Instructions for the task.
Starting with the first line of the listing, quote each line exactly until and including the one with "plt.rcParams['axes.unicode_minus'] = False", leaving pictures out.
----- Supplied material -----
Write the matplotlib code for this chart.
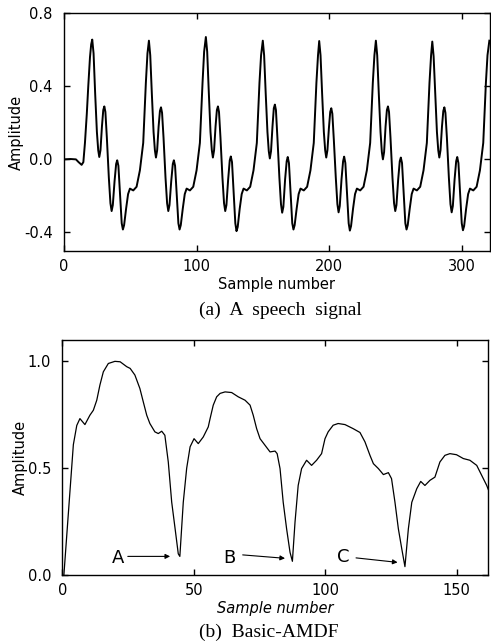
import numpy as np
import matplotlib
matplotlib.use("Agg")
import matplotlib.pyplot as plt
from matplotlib.ticker import FormatStrFormatter

plt.rcParams['font.family'] = ['DejaVu Sans']
plt.rcParams['axes.unicode_minus'] = False

# (a) speech signal (sample, amplitude)
speech_x = [
    0, 5, 9, 11, 13.3, 14.6, 15.8, 17.2, 18.3, 19.6, 20.5,
    21.3, 22.3, 23.5, 24.8, 25.8, 26.6, 27.5, 28.6, 29.6, 30.4, 31.2, 32.3, 33.8, 35.0, 35.9, 36.8,
    38.1, 39.3, 40.1, 41.0, 42.3, 43.5, 44.4, 45.3, 46.8, 48.3, 49.7, 52.2, 54.7, 57.2, 59.7, 61.7, 62.9,
    64.0, 65.0, 66.2, 67.5, 68.5, 69.3, 70.2, 71.3, 72.3, 73.1, 73.9, 75.0, 76.5, 77.7, 78.6, 79.5,
    80.8, 82.0, 82.8, 83.7, 85.0, 86.2, 87.1, 88.0, 89.5, 91.0, 92.4, 94.9, 97.4, 99.9, 102.4, 104.4, 105.6,
    106.9, 107.9, 109.1, 110.4, 111.4, 112.2, 113.1, 114.2, 115.2, 116.0, 116.8, 117.9, 119.4, 120.6, 121.5, 122.4,
    123.7, 124.9, 125.7, 126.6, 127.9, 129.1, 130.0, 130.9, 132.4, 133.9, 135.3, 137.8, 140.3, 142.8, 145.3, 147.3, 148.5,
    149.8, 150.8, 152.0, 153.3, 154.3, 155.1, 156.0, 157.1, 158.1, 158.9, 159.7, 160.8, 162.3, 163.5, 164.4, 165.3,
    166.6, 167.8, 168.6, 169.5, 170.8, 172.0, 172.9, 173.8, 175.3, 176.8, 178.2, 180.7, 183.2, 185.7, 188.2, 190.2, 191.4,
    192.3, 193.3, 194.5, 195.8, 196.8, 197.6, 198.5, 199.6, 200.6, 201.4, 202.2, 203.3, 204.8, 206.0, 206.9, 207.8,
    209.1, 210.3, 211.1, 212.0, 213.3, 214.5, 215.4, 216.3, 217.8, 219.3, 220.7, 223.2, 225.7, 228.2, 230.7, 232.7, 233.9,
    235.0, 236.0, 237.2, 238.5, 239.5, 240.3, 241.2, 242.3, 243.3, 244.1, 244.9, 246.0, 247.5, 248.7, 249.6, 250.5,
    251.8, 253.0, 253.8, 254.7, 256.0, 257.2, 258.1, 259.0, 260.5, 262.0, 263.4, 265.9, 268.4, 270.9, 273.4, 275.4, 276.6,
    277.5, 278.5, 279.7, 281.0, 282.0, 282.8, 283.7, 284.8, 285.8, 286.6, 287.4, 288.5, 290.0, 291.2, 292.1, 293.0,
    294.3, 295.5, 296.3, 297.2, 298.5, 299.7, 300.6, 301.5, 303.0, 304.5, 305.9, 308.4, 310.9, 313.4, 315.9, 317.9, 319.1,
    320.5,
]
speech_y = [
    0.0, 0.002, 0.0, -0.015, -0.03, -0.015, 0.09, 0.25, 0.40, 0.56, 0.63,
    0.656, 0.58, 0.36, 0.15, 0.05, 0.013, 0.05, 0.18, 0.27, 0.29, 0.26, 0.12, -0.10, -0.24, -0.283, -0.25,
    -0.12, -0.025, -0.005, -0.035, -0.20, -0.35, -0.384, -0.36, -0.27, -0.19, -0.16, -0.17, -0.15, -0.06, 0.09, 0.42, 0.58,
    0.65, 0.57, 0.36, 0.15, 0.05, 0.01, 0.05, 0.18, 0.265, 0.285, 0.255, 0.12, -0.10, -0.24, -0.283, -0.25,
    -0.12, -0.025, -0.005, -0.035, -0.20, -0.35, -0.384, -0.36, -0.27, -0.19, -0.16, -0.17, -0.15, -0.06, 0.09, 0.42, 0.59,
    0.67, 0.59, 0.37, 0.15, 0.05, 0.01, 0.05, 0.18, 0.27, 0.29, 0.26, 0.12, -0.10, -0.24, -0.283, -0.25,
    -0.11, -0.005, 0.016, -0.015, -0.19, -0.35, -0.393, -0.37, -0.27, -0.19, -0.16, -0.17, -0.15, -0.06, 0.09, 0.42, 0.57,
    0.65, 0.57, 0.36, 0.15, 0.045, 0.005, 0.045, 0.18, 0.28, 0.30, 0.27, 0.12, -0.10, -0.245, -0.292, -0.26,
    -0.11, -0.01, 0.013, -0.02, -0.19, -0.35, -0.384, -0.36, -0.27, -0.19, -0.16, -0.17, -0.15, -0.06, 0.09, 0.42, 0.57,
    0.648, 0.57, 0.36, 0.15, 0.05, 0.01, 0.05, 0.17, 0.26, 0.28, 0.25, 0.11, -0.10, -0.245, -0.29, -0.255,
    -0.11, -0.01, 0.015, -0.02, -0.19, -0.35, -0.39, -0.365, -0.27, -0.19, -0.16, -0.17, -0.15, -0.06, 0.09, 0.42, 0.57,
    0.65, 0.57, 0.36, 0.15, 0.04, 0.0, 0.04, 0.18, 0.27, 0.29, 0.26, 0.12, -0.10, -0.24, -0.283, -0.25,
    -0.11, -0.01, 0.01, -0.02, -0.19, -0.35, -0.384, -0.36, -0.27, -0.19, -0.16, -0.17, -0.15, -0.06, 0.09, 0.42, 0.57,
    0.645, 0.565, 0.36, 0.15, 0.05, 0.01, 0.05, 0.18, 0.265, 0.285, 0.255, 0.12, -0.10, -0.245, -0.29, -0.255,
    -0.11, -0.01, 0.013, -0.02, -0.19, -0.35, -0.388, -0.365, -0.27, -0.19, -0.16, -0.17, -0.15, -0.06, 0.09, 0.42, 0.57,
    0.65,
]

# (b) basic AMDF (lag, normalised amplitude)
amdf_x = [
    0.6, 2.9, 4.2, 5.5, 6.7, 8.6, 10.5, 11.8, 13.1, 14.3, 15.6, 17.5, 20.0, 22.0, 24.5, 25.8, 27.6, 29.5,
    30.8, 32.1, 33.3, 35.2, 36.5, 37.8, 39.0, 40.3, 41.6, 42.9, 44.1, 44.7, 46.0, 47.3, 48.6, 50.1, 51.7,
    53.6, 55.5, 56.2, 57.4, 58.7, 60.0, 61.9, 64.4, 66.9, 69.5, 71.4, 72.6, 73.9, 75.2, 77.1, 79.0, 80.9,
    81.7, 82.8, 84.0, 85.3, 86.6, 87.5, 88.5, 89.7, 91.0, 92.9, 94.8, 96.7, 98.6, 99.9, 101.1, 103.0, 104.9,
    107.5, 110.6, 113.2, 115.1, 117.0, 118.3, 120.2, 122.1, 124.0, 125.2, 126.5, 127.8, 129.1, 130.3, 131.6,
    132.9, 134.8, 136.3, 137.9, 139.8, 141.7, 143.6, 145.5, 147.4, 149.9, 152.5, 155.0, 157.6, 159.5, 161.4, 162,
]
amdf_y = [
    0.0, 0.39, 0.61, 0.70, 0.732, 0.704, 0.748, 0.771, 0.818, 0.889, 0.951, 0.99, 1.0, 0.998, 0.975, 0.967, 0.936, 0.873,
    0.81, 0.748, 0.709, 0.67, 0.662, 0.673, 0.654, 0.529, 0.341, 0.216, 0.099, 0.087, 0.34, 0.50, 0.60, 0.638, 0.615,
    0.646, 0.693, 0.732, 0.795, 0.834, 0.85, 0.857, 0.854, 0.834, 0.818, 0.795, 0.748, 0.685, 0.638, 0.607, 0.576, 0.58,
    0.568, 0.498, 0.341, 0.216, 0.106, 0.064, 0.248, 0.419, 0.498, 0.537, 0.513, 0.537, 0.568, 0.638, 0.67, 0.701, 0.709,
    0.704, 0.685, 0.667, 0.623, 0.56, 0.521, 0.498, 0.47, 0.479, 0.451, 0.341, 0.216, 0.122, 0.039, 0.216,
    0.34, 0.404, 0.438, 0.419, 0.443, 0.458, 0.529, 0.56, 0.568, 0.563, 0.545, 0.537, 0.513, 0.466, 0.419, 0.40,
]

# minima labels: text position and arrow start/end
min_labels = ["A", "B", "C"]
label_xy = [(21.3, 0.08), (63.5, 0.08), (106.9, 0.083)]
arrow_from = [(24.9, 0.087), (68.6, 0.094), (111.7, 0.08)]
arrow_to = [(41.0, 0.087), (84.7, 0.078), (127.5, 0.059)]

fig = plt.figure(figsize=(4.91, 6.41), dpi=100)
ax1 = fig.add_axes([0.1303, 0.6089, 0.8677, 0.3704])
ax2 = fig.add_axes([0.1269, 0.1030, 0.8676, 0.3666])

ax1.plot(speech_x, speech_y, color='black', lw=1.4)
ax1.set_xlim(0, 321)
ax1.set_ylim(-0.5, 0.8)
ax1.set_xticks([0, 100, 200, 300])
ax1.set_yticks([-0.4, 0.0, 0.4, 0.8])
ax1.yaxis.set_major_formatter(FormatStrFormatter('%.1f'))
ax1.set_xlabel("Sample number", fontsize=10.5, labelpad=2)
ax1.set_ylabel("Amplitude", fontsize=10.5, labelpad=0)

ax2.plot(amdf_x, amdf_y, color='black', lw=0.9)
ax2.set_xlim(0, 162)
ax2.set_ylim(0, 1.1)
ax2.set_xticks([0, 50, 100, 150])
ax2.set_yticks([0.0, 0.5, 1.0])
ax2.yaxis.set_major_formatter(FormatStrFormatter('%.1f'))
ax2.set_xlabel("Sample number", fontsize=10.5, style='italic', labelpad=2)
ax2.set_ylabel("Amplitude", fontsize=10.5, labelpad=0)

for lab, txy, a0, a1 in zip(min_labels, label_xy, arrow_from, arrow_to):
    ax2.text(txy[0], txy[1], lab, fontsize=13, ha='center', va='center')
    ax2.annotate("", xy=a1, xytext=a0,
                 arrowprops=dict(arrowstyle='-|>', color='black', lw=0.8,
                                 mutation_scale=7, shrinkA=0, shrinkB=0))

for ax in (ax1, ax2):
    ax.tick_params(direction='in', length=4, width=1, top=True, right=True,
                   labelsize=10.5, pad=6)
    ax.tick_params(axis='y', pad=8)
    for s in ax.spines.values():
        s.set_linewidth(1.0)

fig.text(0.572, 1 - 310 / 641, "(a)  A  speech  signal", ha='center', va='center',
         fontsize=14, family=['Liberation Serif', 'DejaVu Serif'])
fig.text(0.548, 1 - 632 / 641, "(b)  Basic-AMDF", ha='center', va='center',
         fontsize=14, family=['Liberation Serif', 'DejaVu Serif'])

fig.savefig("out.png", dpi=100)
-----
Result of the task.
Write the matplotlib code for this chart.
import numpy as np
import matplotlib
matplotlib.use("Agg")
import matplotlib.pyplot as plt
from matplotlib.ticker import FormatStrFormatter

plt.rcParams['font.family'] = ['DejaVu Sans']
plt.rcParams['axes.unicode_minus'] = False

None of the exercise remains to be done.